Rev Proc 2003-16 -- Hardship rollovers

 

            The IRS has always been excruciatingly strict about 60-day rollovers.  But with EGTRRA came the enactment of IRC 408(d)(3)(I) that permitted the IRS to waive the 60-day rollover requirement "where failure to waive such requirement would be against equity and good conscience".  This Rev Proc sets forth a non-exclusive list of factors that the IRS will consider when asked to waive the 60 day requirement.  They are: 1) errors by a financial institution, 2) death, disability, hospitalization, incarceration or postal error, 3) how the funds were used (ie, whether the check was cashed or misplaced) and 4) the amount of time that has elapsed since the distribution was made.

            The ruling also allows for an automatic waiver if the problem resulted from bank error if the correction is made within one year of the deposit.

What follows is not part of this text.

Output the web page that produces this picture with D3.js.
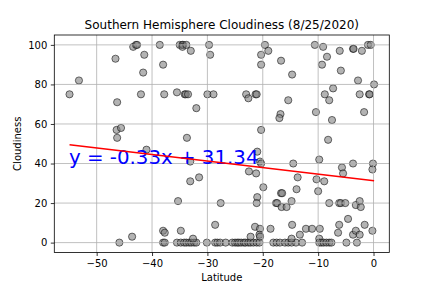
<!DOCTYPE html>
<html>
<head>
<meta charset="utf-8">
<script src="https://cdn.jsdelivr.net/npm/d3@7"></script>
<style>
  body { margin: 0; background: #fff; }
  svg text { font-family: "DejaVu Sans", sans-serif; }
</style>
</head>
<body>
<div id="viz"></div>
<script>
// values
const latitude = [
  -54.9, -53.2, -46.6, -46.3, -46.4, -45.6, -46.3, -45.9, -43.6, -43.4,
  -42.9, -42.7, -41.4, -41.6, -42.0, -41.0, -38.6, -38.0, -37.8, -38.0,
  -37.7, -38.0, -37.7, -35.5, -35.3, -35.5, -34.8, -35.0, -34.5, -34.4,
  -34.5, -33.8, -33.0, -34.1, -33.9, -33.5, -33.7, -33.1, -33.1, -31.5,
  -32.0, -34.8, -34.2, -33.8, -33.3, -32.9, -32.4, -32.0, -32.6, -29.7,
  -29.5, -30.0, -28.9, -30.1, -28.6, -28.6, -28.2, -27.7, -27.6, -26.7,
  -25.5, -25.0, -24.6, -24.3, -23.9, -23.4, -23.1, -22.6, -22.2, -21.7,
  -21.1, -20.6, -22.2, -21.4, -20.5, -20.6, -20.5, -23.0, -22.6, -21.3,
  -21.1, -22.5, -21.2, -20.5, -20.3, -21.0, -20.3, -19.9, -21.0, -21.1,
  -19.6, -19.0, -20.3, -20.3, -18.6, -18.1, -17.5, -17.6, -17.4, -16.7,
  -16.5, -16.6, -15.7, -16.8, -17.0, -16.7, -15.4, -14.7, -14.8, -14.5,
  -13.7, -13.9, -14.7, -13.3, -16.9, -16.0, -15.4, -14.8, -14.0, -12.9,
  -14.8, -12.2, -11.1, -9.7, -9.8, -9.8, -9.4, -9.0, -8.5, -8.0,
  -7.6, -10.6, -9.1, -8.4, -9.3, -8.8, -8.0, -10.4, -7.5, -8.2,
  -9.8, -10.3, -8.9, -10.0, -8.0, -6.2, -5.9, -5.1, -6.1, -5.9,
  -7.3, -5.7, -5.5, -6.2, -6.4, -4.6, -4.9, -3.7, -3.6, -2.1,
  -1.0, -0.5, -2.8, 0.1, -2.5, -0.8, -0.7, -1.7, -3.7, -0.1,
  -0.2, -3.2, -2.5, -2.3, -3.7, -3.2, -2.5, -1.6, -0.2, -3.0
];
const cloudiness = [
  75, 82, 93, 71, 57, 58, 53, 0, 3, 99,
  100, 100, 95, 86, 75, 47, 100, 90, 75, 6,
  5, 0, 0, 76, 21, 0, 6, 100, 100, 100,
  99, 100, 97, 75, 75, 75, 53, 41, 31, 33,
  68, 0, 0, 0, 0, 0, 0, 0, 2, 100,
  95, 75, 75, 0, 9, 0, 0, 0, 20, 0,
  0, 0, 0, 0, 0, 0, 0, 0, 0, 0,
  0, 0, 3, 8, 7, 4, 3, 75, 73, 75,
  75, 36, 35, 41, 40, 46, 57, 28, 23, 20,
  100, 97, 95, 90, 7, 0, 0, 20, 20, 25,
  25, 18, 18, 65, 63, 92, 72, 85, 21, 40,
  33, 27, 9, 4, 0, 0, 0, 0, 0, 0,
  2, 7, 7, 7, 2, 0, 0, 0, 0, 0,
  0, 100, 99, 94, 90, 75, 72, 66, 62, 52,
  42, 32, 31, 26, 20, 20, 20, 20, 97, 87,
  78, 38, 35, 9, 5, 12, 0, 98, 98, 97,
  100, 100, 82, 80, 75, 75, 75, 66, 40, 40,
  37, 19, 21, 18, 4, 6, 4, 9, 6, 0
];
const slope = -0.33;
const intercept = 31.34;
const xTicks = [-50, -40, -30, -20, -10, 0];
const yTicks = [0, 20, 40, 60, 80, 100];

const width = 432;
const height = 288;
const margin = { left: 54.3, right: 42.7, top: 35, bottom: 35.5 };

const svg = d3.select("#viz").append("svg")
    .attr("width", width)
    .attr("height", height)

const points = latitude.map((lat, i) => ({ lat: lat, cloud: cloudiness[i] }))

// matplotlib style 5% margins
const ext = d3.extent(latitude)
const pad = (ext[1] - ext[0]) * 0.05

const x = d3.scaleLinear()
    .domain([ext[0] - pad, ext[1] + pad])
    .range([margin.left, width - margin.right])

const y = d3.scaleLinear()
    .domain([-5, 105])
    .range([height - margin.bottom, margin.top])

const fmt = d => d < 0 ? "\u2212" + Math.abs(d) : String(d)

// points
svg.append("g")
    .selectAll("circle")
    .data(points)
    .enter()
    .append("circle")
    .attr("cx", d => x(d.lat))
    .attr("cy", d => y(d.cloud))
    .attr("r", 3.6)
    .attr("fill", "#808080")
    .attr("fill-opacity", 0.6)
    .attr("stroke", "#000")
    .attr("stroke-opacity", 0.6)
    .attr("stroke-width", 0.9)

// grid
const grid = svg.append("g")
    .attr("stroke", "#b0b0b0")
    .attr("stroke-width", 0.8)
grid.selectAll(".gx")
    .data(xTicks)
    .enter()
    .append("line")
    .attr("x1", d => x(d)).attr("x2", d => x(d))
    .attr("y1", margin.top).attr("y2", height - margin.bottom)
grid.selectAll(".gy")
    .data(yTicks)
    .enter()
    .append("line")
    .attr("x1", margin.left).attr("x2", width - margin.right)
    .attr("y1", d => y(d)).attr("y2", d => y(d))

svg.append("text")
    .attr("x", x(-55))
    .attr("y", y(40))
    .attr("fill", "blue")
    .attr("font-size", 19.8)
    .text("y = " + slope + "x + " + intercept)

// regression line, on top of the equation text
const lineData = [ext[0], ext[1]].map(v => ({ lat: v, cloud: slope * v + intercept }))
svg.append("path")
    .datum(lineData)
    .attr("d", d3.line().x(d => x(d.lat)).y(d => y(d.cloud)))
    .attr("stroke", "red")
    .attr("stroke-width", 1.5)
    .attr("fill", "none")

// axes
const xAxis = svg.append("g")
    .attr("transform", `translate(0,${height - margin.bottom})`)
    .call(d3.axisBottom(x).tickValues(xTicks).tickFormat(fmt).tickSizeInner(3.5).tickSizeOuter(0).tickPadding(3.5))
const yAxis = svg.append("g")
    .attr("transform", `translate(${margin.left},0)`)
    .call(d3.axisLeft(y).tickValues(yTicks).tickFormat(fmt).tickSizeInner(3.5).tickSizeOuter(0).tickPadding(3.5))

for (const ax of [xAxis, yAxis]) {
    ax.selectAll("text").attr("font-size", 10).attr("fill", "#000").attr("font-family", "DejaVu Sans, sans-serif")
    ax.selectAll("line").attr("stroke", "#000").attr("stroke-width", 0.8)
    ax.select(".domain").remove()
}

svg.append("rect")
    .attr("x", margin.left)
    .attr("y", margin.top)
    .attr("width", width - margin.left - margin.right)
    .attr("height", height - margin.top - margin.bottom)
    .attr("fill", "none")
    .attr("stroke", "#000")
    .attr("stroke-width", 0.8)

svg.append("text")
    .attr("x", (margin.left + width - margin.right) / 2)
    .attr("y", 29)
    .attr("text-anchor", "middle")
    .attr("font-size", 12)
    .text("Southern Hemisphere Cloudiness (8/25/2020)")

svg.append("text")
    .attr("x", (margin.left + width - margin.right) / 2)
    .attr("y", 281)
    .attr("text-anchor", "middle")
    .attr("font-size", 10)
    .text("Latitude")

svg.append("text")
    .attr("transform", `translate(21,${(margin.top + height - margin.bottom) / 2}) rotate(-90)`)
    .attr("text-anchor", "middle")
    .attr("font-size", 10)
    .text("Cloudiness")
</script>
</body>
</html>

            This ruling will apply to all distributions made after December 31, 2001 (not 2002).

 

PLR 200304037 -- Surviving spouse as trust beneficiary can do rollover

            This PLR allows a surviving spouse who is the grantor/beneficiary of an A/B trust to rollover a retirement plan into an IRA when the spouse is the primary beneficiary of the trust.  Here, the trust had a typical A/B provision with the surviving spouse/trustee having complete discretion as to the funding of the sub-trusts.  This PLR allowed the spouse/trustee to allocate the retirement funds to the surviving spouse's subtrust and, in turn, distribute those funds into an IRA held in the name of the surviving spouse.  This is allowable as long as the spouse is the primary beneficiary of the trust. 

            No real news here since this PLR follows a long line of cases allowing this maneuver when the surviving spouse is the sole beneficiary of decedent's probate estate (rather than, as here, the trust estate). See, most recently, PLR 200304038.

 

            For Mr Murphy's explanation of the final regulations for minimum distributions for retirement plans, see "The New and Final Regulations for Minimum Distributions From Retirement Plans -- The 15 Essential Points" in the August 2002 edition of NAELA News.